At one company I worked at, we called it Message of the Day (MOTD). At another, it was In-Game Message (IGM). Other places might say “full-screen takeover” or “event banner.” None of these are wrong but without alignment you end up with confused people talking past each other.
The same goes for roles and titles. What one studio calls a “game designer” another might call a “content designer” or “systems designer.” A “producer” in one company might be a “project manager” in another. Without shared definitions, confusion is inevitable.
That’s why glossaries shouldn’t just cover KPIs. They should cover the everyday terms your team uses for systems, features, tools, and roles.
Where and how to maintain a glossary
A glossary only works if it’s easy to find and stays up to date. That means:
Put it somewhere central and accessible like a Confluence page, Notion doc, or wiki. Somewhere every team member can reach quickly. It could even be built into your communication tools. Like a Slack plugin where a team member can type “What does DAU mean?” into a channel and instantly get the glossary definition. That way the knowledge is never more than a quick message away.

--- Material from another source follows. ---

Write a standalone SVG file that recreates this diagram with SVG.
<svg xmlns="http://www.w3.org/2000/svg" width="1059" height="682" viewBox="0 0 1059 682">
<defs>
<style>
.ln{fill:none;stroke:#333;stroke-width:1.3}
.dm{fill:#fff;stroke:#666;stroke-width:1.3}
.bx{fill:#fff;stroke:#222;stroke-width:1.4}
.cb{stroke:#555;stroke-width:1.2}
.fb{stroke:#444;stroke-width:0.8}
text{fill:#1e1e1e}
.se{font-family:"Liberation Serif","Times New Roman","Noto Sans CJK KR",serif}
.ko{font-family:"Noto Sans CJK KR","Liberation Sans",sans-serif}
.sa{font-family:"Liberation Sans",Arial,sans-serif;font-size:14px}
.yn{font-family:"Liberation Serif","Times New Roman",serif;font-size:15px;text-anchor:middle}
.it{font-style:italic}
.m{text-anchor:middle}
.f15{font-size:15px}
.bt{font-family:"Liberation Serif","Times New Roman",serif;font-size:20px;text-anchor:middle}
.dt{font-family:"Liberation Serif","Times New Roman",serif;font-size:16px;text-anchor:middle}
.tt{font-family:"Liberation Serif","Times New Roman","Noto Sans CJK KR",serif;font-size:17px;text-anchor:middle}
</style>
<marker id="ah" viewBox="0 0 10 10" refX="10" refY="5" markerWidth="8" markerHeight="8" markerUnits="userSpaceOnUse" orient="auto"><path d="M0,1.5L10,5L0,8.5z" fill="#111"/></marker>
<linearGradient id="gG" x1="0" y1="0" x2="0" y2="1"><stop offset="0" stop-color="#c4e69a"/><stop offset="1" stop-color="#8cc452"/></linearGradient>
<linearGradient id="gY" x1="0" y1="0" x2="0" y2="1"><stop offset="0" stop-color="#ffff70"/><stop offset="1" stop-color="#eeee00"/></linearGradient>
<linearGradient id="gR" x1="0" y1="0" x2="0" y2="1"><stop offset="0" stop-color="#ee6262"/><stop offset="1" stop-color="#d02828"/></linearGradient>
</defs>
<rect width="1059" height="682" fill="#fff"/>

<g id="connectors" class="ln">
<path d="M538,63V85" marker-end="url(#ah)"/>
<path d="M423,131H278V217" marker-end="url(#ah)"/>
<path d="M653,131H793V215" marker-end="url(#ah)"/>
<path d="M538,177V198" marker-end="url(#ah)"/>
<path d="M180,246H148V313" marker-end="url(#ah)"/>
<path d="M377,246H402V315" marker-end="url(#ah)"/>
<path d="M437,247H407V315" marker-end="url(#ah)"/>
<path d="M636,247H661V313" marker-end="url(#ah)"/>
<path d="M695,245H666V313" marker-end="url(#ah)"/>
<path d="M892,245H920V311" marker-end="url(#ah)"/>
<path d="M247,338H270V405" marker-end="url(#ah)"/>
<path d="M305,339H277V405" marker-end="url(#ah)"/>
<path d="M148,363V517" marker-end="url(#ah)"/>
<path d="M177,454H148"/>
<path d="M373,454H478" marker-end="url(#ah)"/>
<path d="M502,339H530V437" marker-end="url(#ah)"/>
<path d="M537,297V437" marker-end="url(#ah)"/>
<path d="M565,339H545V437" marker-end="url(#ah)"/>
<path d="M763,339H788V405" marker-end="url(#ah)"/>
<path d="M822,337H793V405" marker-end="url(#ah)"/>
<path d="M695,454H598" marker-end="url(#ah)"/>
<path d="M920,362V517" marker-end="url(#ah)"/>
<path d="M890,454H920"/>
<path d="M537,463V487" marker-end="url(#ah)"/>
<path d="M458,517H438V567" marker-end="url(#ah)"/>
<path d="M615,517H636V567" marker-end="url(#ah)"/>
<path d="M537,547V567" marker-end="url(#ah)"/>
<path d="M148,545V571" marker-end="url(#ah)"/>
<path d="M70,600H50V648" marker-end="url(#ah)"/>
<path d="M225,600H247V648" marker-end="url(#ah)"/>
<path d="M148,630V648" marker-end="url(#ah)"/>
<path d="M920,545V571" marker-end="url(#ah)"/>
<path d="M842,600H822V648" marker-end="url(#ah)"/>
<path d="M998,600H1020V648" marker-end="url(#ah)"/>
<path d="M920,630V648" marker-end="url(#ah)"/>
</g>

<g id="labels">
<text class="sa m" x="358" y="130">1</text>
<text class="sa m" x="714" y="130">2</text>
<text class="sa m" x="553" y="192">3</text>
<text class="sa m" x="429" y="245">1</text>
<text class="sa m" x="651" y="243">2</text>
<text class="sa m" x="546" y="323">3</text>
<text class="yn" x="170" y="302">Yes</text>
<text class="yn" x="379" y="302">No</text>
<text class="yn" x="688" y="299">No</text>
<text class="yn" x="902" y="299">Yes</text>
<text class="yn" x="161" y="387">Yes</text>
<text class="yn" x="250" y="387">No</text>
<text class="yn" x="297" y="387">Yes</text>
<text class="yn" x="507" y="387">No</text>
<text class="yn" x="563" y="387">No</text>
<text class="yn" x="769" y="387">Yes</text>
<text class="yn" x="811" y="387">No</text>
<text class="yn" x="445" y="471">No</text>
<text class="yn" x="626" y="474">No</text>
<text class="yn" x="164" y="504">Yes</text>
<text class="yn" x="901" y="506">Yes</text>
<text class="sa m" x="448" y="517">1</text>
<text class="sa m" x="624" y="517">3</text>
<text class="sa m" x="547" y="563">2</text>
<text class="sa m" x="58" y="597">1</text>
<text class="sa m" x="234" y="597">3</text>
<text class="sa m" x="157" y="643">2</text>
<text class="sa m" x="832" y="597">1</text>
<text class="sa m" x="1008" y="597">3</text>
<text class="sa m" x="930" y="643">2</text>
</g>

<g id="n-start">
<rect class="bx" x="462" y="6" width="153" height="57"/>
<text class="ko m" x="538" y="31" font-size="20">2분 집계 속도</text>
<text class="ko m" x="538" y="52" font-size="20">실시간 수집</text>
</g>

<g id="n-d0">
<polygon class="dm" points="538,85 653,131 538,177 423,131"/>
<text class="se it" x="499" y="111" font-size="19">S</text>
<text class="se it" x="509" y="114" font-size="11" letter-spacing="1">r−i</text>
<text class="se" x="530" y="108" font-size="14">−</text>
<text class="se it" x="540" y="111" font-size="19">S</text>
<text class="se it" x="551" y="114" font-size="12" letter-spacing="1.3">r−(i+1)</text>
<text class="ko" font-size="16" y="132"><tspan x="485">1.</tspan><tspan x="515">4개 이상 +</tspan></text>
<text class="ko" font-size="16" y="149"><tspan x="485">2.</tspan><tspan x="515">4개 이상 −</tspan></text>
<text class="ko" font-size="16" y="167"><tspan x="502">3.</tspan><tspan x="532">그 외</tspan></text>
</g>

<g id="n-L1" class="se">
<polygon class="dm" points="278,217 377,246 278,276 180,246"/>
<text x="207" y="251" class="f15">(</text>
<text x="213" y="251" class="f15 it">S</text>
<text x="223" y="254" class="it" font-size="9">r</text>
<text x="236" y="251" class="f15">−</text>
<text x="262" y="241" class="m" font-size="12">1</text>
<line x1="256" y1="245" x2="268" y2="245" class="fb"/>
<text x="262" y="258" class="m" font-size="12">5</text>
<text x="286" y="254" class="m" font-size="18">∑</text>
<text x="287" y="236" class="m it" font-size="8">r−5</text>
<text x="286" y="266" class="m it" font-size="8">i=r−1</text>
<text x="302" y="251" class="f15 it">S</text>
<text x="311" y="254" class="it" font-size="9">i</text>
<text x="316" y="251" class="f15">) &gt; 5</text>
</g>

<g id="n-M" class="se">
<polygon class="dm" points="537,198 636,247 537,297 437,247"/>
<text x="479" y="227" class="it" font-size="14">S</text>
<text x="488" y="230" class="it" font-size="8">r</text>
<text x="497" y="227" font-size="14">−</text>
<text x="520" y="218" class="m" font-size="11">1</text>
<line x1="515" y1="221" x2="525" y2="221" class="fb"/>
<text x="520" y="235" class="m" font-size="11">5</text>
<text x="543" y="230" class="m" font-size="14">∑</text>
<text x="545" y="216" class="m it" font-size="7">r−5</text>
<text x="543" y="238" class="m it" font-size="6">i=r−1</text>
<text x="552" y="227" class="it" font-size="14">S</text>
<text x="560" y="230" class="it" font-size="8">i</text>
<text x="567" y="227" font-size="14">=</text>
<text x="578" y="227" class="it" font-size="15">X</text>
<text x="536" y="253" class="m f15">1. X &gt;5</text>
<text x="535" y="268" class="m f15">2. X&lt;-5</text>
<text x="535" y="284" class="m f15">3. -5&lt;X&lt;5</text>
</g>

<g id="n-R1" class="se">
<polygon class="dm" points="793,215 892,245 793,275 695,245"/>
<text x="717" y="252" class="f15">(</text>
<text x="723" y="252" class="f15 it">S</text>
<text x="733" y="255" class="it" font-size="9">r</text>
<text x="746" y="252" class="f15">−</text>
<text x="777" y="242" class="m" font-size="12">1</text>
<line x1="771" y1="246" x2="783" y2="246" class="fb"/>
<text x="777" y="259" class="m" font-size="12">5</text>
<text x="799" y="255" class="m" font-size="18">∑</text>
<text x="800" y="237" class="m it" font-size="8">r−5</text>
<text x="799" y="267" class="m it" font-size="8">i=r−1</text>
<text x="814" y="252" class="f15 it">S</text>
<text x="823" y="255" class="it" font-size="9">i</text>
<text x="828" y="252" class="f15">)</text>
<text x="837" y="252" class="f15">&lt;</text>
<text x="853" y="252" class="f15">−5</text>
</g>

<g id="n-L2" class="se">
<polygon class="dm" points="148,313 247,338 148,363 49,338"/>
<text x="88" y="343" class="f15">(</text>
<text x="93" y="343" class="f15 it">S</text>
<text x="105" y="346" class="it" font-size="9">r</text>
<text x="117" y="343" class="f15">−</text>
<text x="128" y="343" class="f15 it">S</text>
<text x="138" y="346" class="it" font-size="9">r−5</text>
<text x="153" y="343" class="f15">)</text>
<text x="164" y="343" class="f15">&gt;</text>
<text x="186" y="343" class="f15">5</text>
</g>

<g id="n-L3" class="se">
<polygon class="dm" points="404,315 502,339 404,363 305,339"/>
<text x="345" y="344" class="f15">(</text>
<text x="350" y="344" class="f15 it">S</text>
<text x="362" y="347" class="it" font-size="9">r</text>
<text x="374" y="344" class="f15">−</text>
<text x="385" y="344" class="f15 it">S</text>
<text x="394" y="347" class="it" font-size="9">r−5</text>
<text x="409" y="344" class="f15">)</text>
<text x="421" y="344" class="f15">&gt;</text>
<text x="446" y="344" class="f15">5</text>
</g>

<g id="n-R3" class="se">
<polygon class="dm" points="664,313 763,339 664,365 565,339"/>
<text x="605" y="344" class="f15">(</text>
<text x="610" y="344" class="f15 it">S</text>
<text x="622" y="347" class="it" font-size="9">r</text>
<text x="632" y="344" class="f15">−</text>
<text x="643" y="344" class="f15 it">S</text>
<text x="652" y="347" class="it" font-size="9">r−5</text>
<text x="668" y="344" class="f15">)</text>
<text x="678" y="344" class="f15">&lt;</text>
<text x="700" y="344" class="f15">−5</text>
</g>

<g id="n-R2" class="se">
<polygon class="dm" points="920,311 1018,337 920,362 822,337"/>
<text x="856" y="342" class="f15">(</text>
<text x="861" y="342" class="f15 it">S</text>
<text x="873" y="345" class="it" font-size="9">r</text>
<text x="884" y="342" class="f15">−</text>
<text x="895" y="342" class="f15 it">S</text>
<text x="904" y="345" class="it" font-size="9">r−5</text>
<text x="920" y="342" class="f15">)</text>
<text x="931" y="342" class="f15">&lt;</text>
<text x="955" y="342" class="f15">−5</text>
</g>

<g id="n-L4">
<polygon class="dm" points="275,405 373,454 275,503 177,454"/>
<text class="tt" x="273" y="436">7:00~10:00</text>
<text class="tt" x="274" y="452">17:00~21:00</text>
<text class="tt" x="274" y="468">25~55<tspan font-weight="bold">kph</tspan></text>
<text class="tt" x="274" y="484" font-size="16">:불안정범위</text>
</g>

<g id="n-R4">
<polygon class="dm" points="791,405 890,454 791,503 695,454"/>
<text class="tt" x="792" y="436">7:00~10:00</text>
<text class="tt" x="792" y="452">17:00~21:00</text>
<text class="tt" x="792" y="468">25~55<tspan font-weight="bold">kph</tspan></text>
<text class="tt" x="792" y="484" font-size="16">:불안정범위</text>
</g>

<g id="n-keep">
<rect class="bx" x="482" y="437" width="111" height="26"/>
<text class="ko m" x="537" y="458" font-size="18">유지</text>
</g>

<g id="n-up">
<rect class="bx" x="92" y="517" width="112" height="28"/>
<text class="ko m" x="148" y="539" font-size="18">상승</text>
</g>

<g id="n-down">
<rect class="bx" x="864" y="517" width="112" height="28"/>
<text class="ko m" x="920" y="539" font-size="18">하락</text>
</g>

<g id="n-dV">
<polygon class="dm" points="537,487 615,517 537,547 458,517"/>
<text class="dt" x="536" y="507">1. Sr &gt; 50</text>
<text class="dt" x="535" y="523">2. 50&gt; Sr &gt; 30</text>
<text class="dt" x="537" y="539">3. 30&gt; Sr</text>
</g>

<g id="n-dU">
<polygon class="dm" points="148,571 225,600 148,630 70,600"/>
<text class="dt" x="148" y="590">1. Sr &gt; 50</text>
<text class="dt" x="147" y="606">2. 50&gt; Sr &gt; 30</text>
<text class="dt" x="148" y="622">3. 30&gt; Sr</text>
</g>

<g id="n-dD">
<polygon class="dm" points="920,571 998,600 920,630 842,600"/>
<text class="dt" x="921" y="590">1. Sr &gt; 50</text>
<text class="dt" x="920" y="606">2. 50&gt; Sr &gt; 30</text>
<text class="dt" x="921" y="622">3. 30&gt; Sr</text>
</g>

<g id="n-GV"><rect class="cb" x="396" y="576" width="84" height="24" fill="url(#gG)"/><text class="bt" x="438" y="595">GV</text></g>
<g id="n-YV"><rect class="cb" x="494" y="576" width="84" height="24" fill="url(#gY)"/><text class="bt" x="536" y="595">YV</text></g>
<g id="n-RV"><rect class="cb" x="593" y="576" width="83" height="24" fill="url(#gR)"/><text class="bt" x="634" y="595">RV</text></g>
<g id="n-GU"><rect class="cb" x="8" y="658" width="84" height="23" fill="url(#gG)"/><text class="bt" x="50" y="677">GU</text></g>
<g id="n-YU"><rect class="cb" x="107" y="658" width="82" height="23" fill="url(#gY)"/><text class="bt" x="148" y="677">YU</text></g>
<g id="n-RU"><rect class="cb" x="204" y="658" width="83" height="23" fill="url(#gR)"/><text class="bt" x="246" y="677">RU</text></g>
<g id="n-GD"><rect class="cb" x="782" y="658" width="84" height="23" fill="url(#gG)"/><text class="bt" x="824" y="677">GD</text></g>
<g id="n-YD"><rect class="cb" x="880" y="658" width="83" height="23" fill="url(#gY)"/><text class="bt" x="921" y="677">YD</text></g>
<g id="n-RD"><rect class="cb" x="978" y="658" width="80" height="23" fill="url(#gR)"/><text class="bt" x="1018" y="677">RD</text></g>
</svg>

Ideally ownership should sit with producers or operations but the glossary should be a living document. Everyone should feel able to suggest additions or edits. Especially new members of the team - they’ve got the freshest perspective after all. It might be nice to actively check in with them about it, once they’ve found their feet. Ask if there was any language they took a minute to understand or was different from their old job or not what they expected.

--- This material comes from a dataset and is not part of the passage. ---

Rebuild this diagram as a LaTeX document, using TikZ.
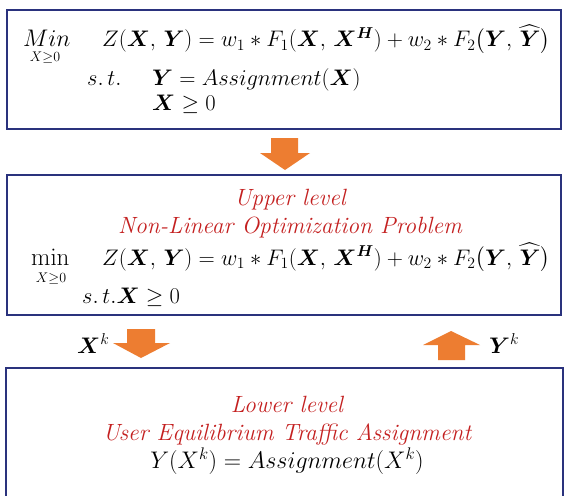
\RequirePackage{fix-cm}
\documentclass[tikz,border=0pt]{standalone}
\usepackage{amsmath}
\usepackage{bm}
\usepackage{xcolor}
\definecolor{blnavy}{RGB}{42,50,125}
\definecolor{blorange}{RGB}{237,125,49}
\definecolor{blred}{RGB}{196,32,32}
\usetikzlibrary{positioning}

\tikzset{
  levelbox/.style={draw=blnavy, line width=2.8pt, inner sep=0pt},
  eqtext/.style={anchor=base west, inner sep=0pt, font=\fontsize{22.5}{27}\selectfont},
  bigeq/.style={anchor=base, inner sep=0pt, font=\fontsize{24}{28}\selectfont},
  subtext/.style={anchor=base, inner sep=0pt, font=\fontsize{14}{16}\selectfont},
  redtitle/.style={anchor=base, inner sep=0pt, text=blred, font=\fontsize{23.5}{28}\selectfont\itshape},
  blockarrow/.style={fill=blorange, draw=none},
}

\begin{document}
\begin{tikzpicture}[x=1pt, y=-1pt]
\clip (0,0) rectangle (564,495);
\fill[white] (0,0) rectangle (564,495);

% --- the boxes ---
\node[levelbox, minimum width=554pt, minimum height=119pt] (model) at (284,69.5) {};
\node[levelbox, minimum width=554pt, minimum height=140pt] (upper) at (284,245) {};
\node[levelbox, minimum width=557pt, minimum height=140pt] (lower) at (284.5,438) {};

% --- bilevel model ---
\node[eqtext, font=\fontsize{24}{28}\selectfont] (model-min) at (23,46) {$Min$};
\node[subtext] (model-sub) at (45,62) {$X{\geq}0$};
\node[eqtext] (model-obj) at (102,47)
  {$Z(\bm{X},\,\bm{Y}) = w_1 * F_1(\bm{X},\,\bm{X}^{\bm{H}}) + w_2 * F_2\big(\bm{Y},\,\widehat{\bm{Y}}\big)$};
\node[eqtext] (model-st) at (87,85) {$s.\,t.$};
\node[eqtext] (model-c1) at (152,85) {$\bm{Y} = Assignment(\bm{X})$};
\node[eqtext] (model-c2) at (152,110) {$\bm{X} \geq 0$};

% --- upper level ---
\node[redtitle] (upper-title) at (290,205) {Upper level};
\node[redtitle] (upper-sub) at (290,233) {Non-Linear Optimization Problem};
\node[eqtext, font=\fontsize{25}{29}\selectfont] (upper-min) at (31,265) {$\mathrm{min}$};
\node[subtext] (upper-x) at (51,282) {$X{\geq}0$};
\node[eqtext] (upper-obj) at (102,265)
  {$Z(\bm{X},\,\bm{Y}) = w_1 * F_1(\bm{X},\,\bm{X}^{\bm{H}}) + w_2 * F_2\big(\bm{Y},\,\widehat{\bm{Y}}\big)$};
\node[eqtext] (upper-st) at (82,303) {$s.\,t.\bm{X} \geq 0$};

% --- lower level ---
\node[redtitle] (lower-title) at (287,412) {Lower level};
\node[redtitle] (lower-sub) at (287,440) {User Equilibrium Traffic Assignment};
\node[bigeq] (lower-eq) at (287,468) {$Y(X^k) = Assignment(X^k)$};

% --- block arrows ---
\fill[blockarrow] (271,138) -- (298,138) -- (298,153) -- (310,153) -- (285,170)
  -- (260,153) -- (271,153) -- cycle;
\fill[blockarrow] (127,329) -- (155,329) -- (155,343) -- (170,343) -- (141,358)
  -- (113,343) -- (127,343) -- cycle;
\fill[blockarrow] (438,360) -- (465,360) -- (465,345) -- (480,345) -- (451,331)
  -- (423,345) -- (438,345) -- cycle;
\node[eqtext] (xk) at (77,353) {$\bm{X}^k$};
\node[eqtext] (yk) at (489,353) {$\bm{Y}^k$};

\end{tikzpicture}
\end{document}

Changes should be transparent. A short process (maybe a Slack channel or lightweight review) ensures new terms are added consistently without turning it into chaos.
Importantly, a good glossary doesn’t lock down language - it creates alignment around it. It’s not about being prescriptive. It’s about helping people understand one another.

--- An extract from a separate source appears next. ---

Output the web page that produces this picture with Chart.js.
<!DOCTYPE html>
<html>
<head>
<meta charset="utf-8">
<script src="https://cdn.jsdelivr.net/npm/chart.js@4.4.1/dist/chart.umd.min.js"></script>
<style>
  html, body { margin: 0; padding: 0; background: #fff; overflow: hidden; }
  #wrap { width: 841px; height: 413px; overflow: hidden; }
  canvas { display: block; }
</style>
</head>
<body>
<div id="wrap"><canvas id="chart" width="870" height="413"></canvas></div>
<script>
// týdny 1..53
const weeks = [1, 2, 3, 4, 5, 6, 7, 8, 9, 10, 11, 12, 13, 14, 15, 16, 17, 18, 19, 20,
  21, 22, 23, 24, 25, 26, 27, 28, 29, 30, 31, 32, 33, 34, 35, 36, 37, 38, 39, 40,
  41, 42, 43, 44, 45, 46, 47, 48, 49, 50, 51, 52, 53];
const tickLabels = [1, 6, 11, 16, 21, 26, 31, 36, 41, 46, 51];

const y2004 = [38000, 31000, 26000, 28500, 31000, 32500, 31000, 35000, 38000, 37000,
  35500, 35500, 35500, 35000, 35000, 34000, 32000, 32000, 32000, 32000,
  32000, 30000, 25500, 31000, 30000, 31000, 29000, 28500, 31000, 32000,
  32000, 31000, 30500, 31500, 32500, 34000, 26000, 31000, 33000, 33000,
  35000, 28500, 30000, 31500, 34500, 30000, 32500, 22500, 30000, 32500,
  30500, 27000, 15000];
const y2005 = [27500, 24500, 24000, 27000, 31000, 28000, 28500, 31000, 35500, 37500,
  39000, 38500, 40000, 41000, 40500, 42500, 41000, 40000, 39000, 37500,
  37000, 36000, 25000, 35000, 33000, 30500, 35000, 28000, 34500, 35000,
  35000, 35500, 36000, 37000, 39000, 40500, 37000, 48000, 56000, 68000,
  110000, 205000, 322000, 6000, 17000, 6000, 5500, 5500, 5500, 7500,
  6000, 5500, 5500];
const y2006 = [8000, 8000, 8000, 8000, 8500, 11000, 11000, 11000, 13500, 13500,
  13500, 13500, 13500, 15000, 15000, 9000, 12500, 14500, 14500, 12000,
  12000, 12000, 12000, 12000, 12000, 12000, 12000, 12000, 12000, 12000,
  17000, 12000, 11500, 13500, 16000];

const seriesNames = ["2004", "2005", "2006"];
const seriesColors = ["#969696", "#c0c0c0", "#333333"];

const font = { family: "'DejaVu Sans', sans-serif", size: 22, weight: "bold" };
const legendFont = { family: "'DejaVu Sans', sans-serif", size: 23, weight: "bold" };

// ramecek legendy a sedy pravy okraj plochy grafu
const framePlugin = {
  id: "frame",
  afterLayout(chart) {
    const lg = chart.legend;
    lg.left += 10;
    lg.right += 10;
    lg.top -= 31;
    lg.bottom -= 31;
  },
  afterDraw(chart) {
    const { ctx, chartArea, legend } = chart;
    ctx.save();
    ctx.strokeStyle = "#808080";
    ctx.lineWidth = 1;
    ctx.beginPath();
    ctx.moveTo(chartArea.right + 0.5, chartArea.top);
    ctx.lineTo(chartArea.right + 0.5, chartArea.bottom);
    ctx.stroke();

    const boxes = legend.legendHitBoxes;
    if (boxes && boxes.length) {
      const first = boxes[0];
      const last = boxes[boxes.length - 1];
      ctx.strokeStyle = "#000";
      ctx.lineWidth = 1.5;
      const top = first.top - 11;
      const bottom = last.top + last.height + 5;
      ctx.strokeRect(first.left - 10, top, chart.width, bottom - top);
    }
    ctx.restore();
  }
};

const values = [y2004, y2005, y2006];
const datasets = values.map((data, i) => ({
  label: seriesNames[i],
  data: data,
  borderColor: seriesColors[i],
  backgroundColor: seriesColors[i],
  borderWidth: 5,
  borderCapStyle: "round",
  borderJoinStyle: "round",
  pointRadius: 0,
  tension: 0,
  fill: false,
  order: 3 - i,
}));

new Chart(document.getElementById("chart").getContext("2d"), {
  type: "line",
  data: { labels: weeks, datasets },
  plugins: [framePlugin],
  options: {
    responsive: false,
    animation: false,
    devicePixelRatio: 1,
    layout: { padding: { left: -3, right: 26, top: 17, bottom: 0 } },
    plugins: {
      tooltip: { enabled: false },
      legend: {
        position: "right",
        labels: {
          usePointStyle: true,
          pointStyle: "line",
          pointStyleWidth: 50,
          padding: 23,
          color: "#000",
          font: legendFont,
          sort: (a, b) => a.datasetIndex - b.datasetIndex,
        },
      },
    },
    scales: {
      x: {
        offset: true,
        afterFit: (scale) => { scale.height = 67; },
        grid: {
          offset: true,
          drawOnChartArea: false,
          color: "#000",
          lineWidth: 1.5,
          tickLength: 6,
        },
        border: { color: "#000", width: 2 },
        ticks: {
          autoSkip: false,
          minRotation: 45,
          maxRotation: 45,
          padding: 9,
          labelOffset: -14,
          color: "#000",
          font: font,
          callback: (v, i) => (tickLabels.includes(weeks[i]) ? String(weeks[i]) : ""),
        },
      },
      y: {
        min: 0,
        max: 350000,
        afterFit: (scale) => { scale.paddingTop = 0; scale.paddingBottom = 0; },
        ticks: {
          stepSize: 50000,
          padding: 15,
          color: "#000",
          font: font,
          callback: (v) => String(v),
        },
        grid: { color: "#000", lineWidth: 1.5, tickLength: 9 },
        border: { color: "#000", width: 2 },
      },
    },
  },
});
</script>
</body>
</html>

What could be in a glossary?
Here’s how you might structure a team glossary:
KPIs and Metrics: DAU, retention, ARPU, churn.
Systems and Features: In-Game Message, MOTD, battle pass, quest hub, economy sinks.
Roles and Responsibilities: Game designer vs systems designer, producer vs project manager.
Tools and Pipelines: Build server, CI/CD, Jira workflow, “soft launch” vs “beta.”
Culture and Shortcuts: Internal nicknames for projects, shorthand for milestones, studio-specific acronyms. Memes. There’s always memes.
The exact content will vary by studio, but the goal is always the same: make it easier for everyone to understand and participate in the conversations that matter.
She’s going to talk about building culture again
Yeah I am. Shared language is alignment, clarity, and culture. Whether it’s defining job roles or agreeing on what the in-game message is called, a glossary of terms is a simple tool that helps everyone pull in the same direction.
If your company doesn’t have one I’d really recommend starting one. Even if it’s just a doc on Confluence or Notion it can save new team members weeks of confusion and help experienced ones stay aligned.
Making great games is already hard enough. Clear language shouldn’t be the thing that slows us down.